I won’t lie, I was a full participant in the death of the chickens. I do not eat a lot of meat and my family
rarely if ever cooks meat and I was interested in the whole process in cooking
a chicken. The dentist here from Romania is not a vegetarian and had cooked and
killed many chickens and volunteered to help us. It was decided that Janna and I would go to
the market and find us a chicken for our chicken cook out. We had no luck finding a chicken at the
market but found a boy outside the hospital who had chickens for sale. When he brought us the chicken, I was not
impressed with it. It was quite small
with not much meat on its bones. Janna
who is a pro at haggling got the boy to not only lower his price but to add
another chicken to the deal. So now we
didn’t have just one chicken but two chickens!!

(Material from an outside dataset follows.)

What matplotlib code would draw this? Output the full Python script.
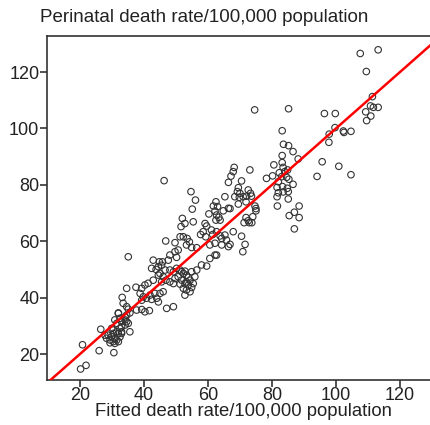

Now the trick was to get home with not only two chickens on my
motorcycle but a backpack full of food for the nutrition center women, a bag of
beans strapped to the back of the bike, and a side bag full of greens. So the boy tied the chickens feet together
and hung a chicken from each of my handle bars!! Janna and I couldn’t stop
laughing!! I looked like a traveling
gypsy with all my bags full of food and two chickens hanging from my handle
bars!! The whole way home I was
terrified of falling of the bike with all the food on my back, beans strapped
to the back of the bike, and a chicken on each of my handle bars. In some ways it seemed like the chickens were
enjoying their ride, with their wings flapping.
But I was a little nervous that one would try and peck me because their heads
hung right above my knees on the bike. Well to keep this bloody and sad story
short. … Saturday night we had a chicken party in the rain. We killed, plucked, cleaned and cooked the
chickens. We were planning on roasting
the chickens over our bon fire outside but when it rained we cooked the
chickens over a African wire cooker on our porch. I barely could swallow the
one bite of chicken that I took, because I could still picture the horrible
death of the chickens that I had participated in. I decided that yes If my survival or the
survival of ones I loved depending on the death of a chicken, then I could kill another chicken. But for any other reason for killing a
chicken I will not participate in. But
for now I am definitely a vegetarian in Africa.
The one good thing about the chicken we eate is that it was probably the
healthiest chicken I have ever eaten.
All the animals here in Chad are free range, and not plumped up with
chemicals or drugs or kept in tiny cages.